Un
álamo solitario en la llanura infinita es un espectáculo. Asomó a la vida
tímidamente, casi por casualidad, acunado por los vientos. Los temporales golpearon
sin piedad su frágil melena; y, para no sucumbir, sus raíces se hundieron a
fondo, adhiriéndose firmemente al suelo arcilloso. Y así el álamo adquirió tal
consistencia que hoy no hay huracán que pueda doblegarlo. Y ahí lo ven gallardo
sobre la meseta.
En un
brillante despliegue de paradojas, Pablo nos transmite la dialéctica cristiana
de fuerza-debilidad: es en la debilidad humana donde se injerta, prende y contrasta
la fuerza de Dios. El que quiera vivir, tiene que morir. Para transformarse en
una espiga dorada, el grano de trigo necesita descomponerse y ser sepultado en
el seno de la tierra. La fuerza nace, pues, de la debilidad, la vida de la
muerte, la consolación de la desolación, la madurez de las pruebas.
* * *
El que no ha sufrido se parece a una
caña de bambú: no tiene meollo, no sabe
nada. Un gran
sufrimiento es como una tempestad que devasta y arrasa una amplia comarca; una
vez que pasó la prueba, el paisaje luce lleno de calma y serenidad.
Una gran tribulación hace crecer al
hombre en madurez y sabiduría más que cinco años de crecimiento normal.
Cuántas veces se oye este comentario: “¡ Cómo ha cambiado fulano!, ¡cuánto ha
madurado!; es que le ha tocado sufrir mucho”.
Cuando todo navega viento en popa,
cuando no hay dificultades ni espinas, el hombre se cierra y se atornilla
sobre sí mismo. Sus propios éxitos son como altas murallas que lo encierran,
como en una cárcel, en sí mismo. Atrapado
entre sus torres, propietario de sí mismo, ofuscado por el resplandor de su
imagen, ¿quién lo librará de la esclavitud? Sólo una sacudida telúrica. Y a
Dios no le queda otro camino de liberación que el de enviar al hombre una gran
tribulación para despertarlo, destruir sus castillos y sacarlo del Egipto de sí
mismo.
Cuando la enfermedad o la
tribulación se enroscan a la cintura del hombre, éste posa sus pies en el
suelo, comprende que todo es un sueño, vuelan las ficciones, se destiñen los
atavíos artificiales, se deshace la espuma y el hombre se encuentra desnudo
sobre el suelo de la objetividad. Es el capítulo primero de la sabiduría. Sin
sufrimiento no hay sabiduría.
Lo
que sucede es lo siguiente: cuando la tribulación cae sorpresivamente sobre el
hombre y lo envuelve como una noche, el hombre no ve nada. Es muy difícil, en
ese momento, disponer de una mirada de fe, porque el hombre no ve más que la
perversidad humana y las causas inmediatas. Pero cuando se toma cierta
distancia, se abre la perspectiva y el hombre extiende una mirada larga, la
mirada de la fe, en ese momento el hombre comienza a comprender que lo que
sucedió fue una pedagogía de Dios y, en el fondo, una predilección liberadora.

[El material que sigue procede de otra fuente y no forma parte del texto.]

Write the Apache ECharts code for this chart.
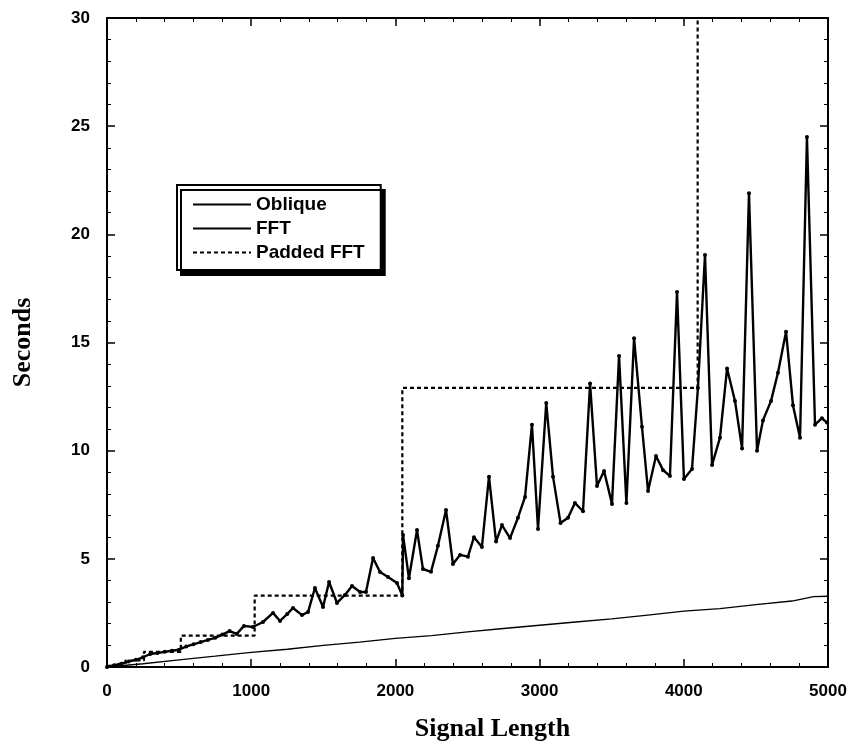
<!DOCTYPE html>
<html>
<head>
<meta charset="utf-8">
<script src="https://cdn.jsdelivr.net/npm/echarts@6/dist/echarts.min.js"></script>
<style>
  html, body { margin: 0; padding: 0; background: #fff; }
  #chart { width: 857px; height: 747px; }
</style>
</head>
<body>
<div id="chart"></div>
<script>
// signal length samples and timings
var fftX = [0, 50, 100, 150, 200, 250, 300, 350, 400, 450, 500, 550, 600, 650, 700, 750, 800, 850, 900, 950,
	1012, 1082, 1151, 1200, 1250, 1290, 1352, 1394, 1442, 1498, 1540, 1595, 1650, 1699, 1755, 1796, 1845, 1893, 1949, 2011,
	2048, 2053, 2094, 2150, 2191, 2247, 2295, 2351, 2399, 2448, 2503, 2545, 2600, 2649, 2698, 2739, 2795, 2850, 2899, 2947,
	2989, 3046, 3093, 3145, 3197, 3245, 3301, 3350, 3398, 3447, 3502, 3551, 3602, 3655, 3710, 3752, 3807, 3856, 3904, 3953,
	4001, 4057, 4098, 4147, 4196, 4251, 4300, 4355, 4404, 4452, 4508, 4549, 4605, 4653, 4709, 4757, 4806, 4854, 4910, 4958, 4993];
var fftY = [0, 0.08, 0.15, 0.25, 0.33, 0.45, 0.6, 0.65, 0.7, 0.75, 0.8, 0.95, 1.05, 1.15, 1.25, 1.35, 1.5, 1.66, 1.53, 1.9,
	1.85, 2.08, 2.5, 2.13, 2.45, 2.73, 2.4, 2.54, 3.65, 2.77, 3.93, 2.96, 3.33, 3.74, 3.47, 3.47, 5.04, 4.39, 4.16, 3.88,
	3.3, 6.1, 4.1, 6.33, 4.53, 4.4, 5.6, 7.26, 4.76, 5.18, 5.1, 6.0, 5.55, 8.8, 5.8, 6.56, 5.96, 6.9, 7.86, 11.2,
	6.38, 12.2, 8.8, 6.66, 6.9, 7.58, 7.2, 13.1, 8.37, 9.06, 7.54, 14.38, 7.58, 15.2, 11.1, 8.14, 9.75, 9.1, 8.83, 17.34,
	8.69, 9.15, 12.9, 19.05, 9.34, 10.6, 13.8, 12.3, 10.1, 21.9, 10.0, 11.4, 12.3, 13.6, 15.5, 12.1, 10.6, 24.5, 11.2, 11.5, 11.3];

var obliqueX = [0, 250, 500, 750, 1000, 1250, 1500, 1750, 2000, 2250, 2500, 2750, 3000, 3250, 3500, 3750, 4000, 4250, 4500, 4750, 4900, 5000];
var obliqueY = [0, 0.15, 0.33, 0.5, 0.68, 0.82, 1.0, 1.15, 1.32, 1.45, 1.62, 1.78, 1.93, 2.08, 2.22, 2.4, 2.58, 2.7, 2.88, 3.05, 3.25, 3.27];

// padded FFT: each value holds from its length up to the next power of two
var padX = [0, 64, 128, 256, 512, 1024, 2048, 4096];
var padY = [0.05, 0.15, 0.3, 0.7, 1.45, 3.3, 12.9, 60];

var seriesNames = ['Oblique', 'FFT', 'Padded FFT'];

function pairs(xs, ys) {
	return xs.map(function (x, i) { return [x, ys[i]]; });
}

var chart = echarts.init(document.getElementById('chart'));

var sansBold = {
	fontFamily: 'Liberation Sans',
	fontWeight: 'bold',
	fontSize: 17,
	color: '#000'
};

function axisBase(show) {
	return {
		type: 'value',
		axisLine: { show: true, onZero: false, lineStyle: { color: '#000', width: 2 } },
		axisTick: { show: true, inside: true, length: 8, lineStyle: { color: '#000', width: 1.5 } },
		minorTick: { show: true, splitNumber: 5, length: 4, lineStyle: { color: '#000', width: 1 } },
		splitLine: { show: false },
		axisLabel: show ? sansBold : { show: false }
	};
}

var xMain = Object.assign(axisBase(true), {
	min: 0, max: 5000, interval: 1000, position: 'bottom',
	name: 'Signal Length', nameLocation: 'middle', nameGap: 49,
	nameTextStyle: { fontFamily: 'Liberation Serif', fontWeight: 'bold', fontSize: 26, color: '#000', padding: [0, 0, 0, 50] }
});
xMain.axisLabel = Object.assign({ margin: 16, formatter: function (v) { return String(v); } }, sansBold);
var xTop = Object.assign(axisBase(false), { min: 0, max: 5000, interval: 1000, position: 'top' });

var yMain = Object.assign(axisBase(true), {
	min: 0, max: 30, interval: 5, position: 'left',
	name: 'Seconds', nameLocation: 'middle', nameGap: 71,
	nameTextStyle: { fontFamily: 'Liberation Serif', fontWeight: 'bold', fontSize: 26, color: '#000' }
});
yMain.axisLabel = Object.assign({ margin: 17 }, sansBold);
var yRight = Object.assign(axisBase(false), { min: 0, max: 30, interval: 5, position: 'right' });

var option = {
	backgroundColor: '#fff',
	animation: false,
	grid: { left: 107, right: 29, top: 18, bottom: 80, containLabel: false },
	xAxis: [xMain, xTop],
	yAxis: [yMain, yRight],
	legend: {
		data: seriesNames,
		orient: 'vertical',
		left: 177,
		top: 185,
		itemWidth: 58,
		itemHeight: 18,
		itemGap: 5,
		padding: [10, 16, 8, 15],
		backgroundColor: '#fff',
		borderColor: '#000',
		borderWidth: 2,
		shadowColor: '#000',
		shadowBlur: 0,
		shadowOffsetX: 4,
		shadowOffsetY: 5,
		itemStyle: { opacity: 0 },
		textStyle: { fontFamily: 'Liberation Sans', fontWeight: 'bold', fontSize: 19, color: '#000' }
	},
	series: [
		{
			name: seriesNames[0],
			type: 'line',
			data: pairs(obliqueX, obliqueY),
			showSymbol: false,
			symbol: 'none',
			lineStyle: { color: '#000', width: 1.3 }
		},
		{
			name: seriesNames[1],
			type: 'line',
			data: pairs(fftX, fftY),
			symbol: 'circle',
			symbolSize: 4,
			itemStyle: { color: '#000' },
			lineStyle: { color: '#000', width: 2.4 }
		},
		{
			name: seriesNames[2],
			type: 'line',
			step: 'end',
			data: pairs(padX, padY),
			showSymbol: false,
			symbol: 'none',
			lineStyle: { color: '#000', width: 2.2, type: [4, 3] }
		}
	]
};

chart.setOption(option);
</script>
</body>
</html>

Si el lector se detiene un momento y
vuelve la mirada hacia atrás en su vida y reflexiona un poco, descubrirá que
ciertos acontecimientos dolorosos que, en su tiempo los consideró tremendas
desgracias, hoy, a la vuelta de diez años, han resultado ser hechos providenciales
que le han traído bendición, desprendimiento de sí mismo y sabiduría.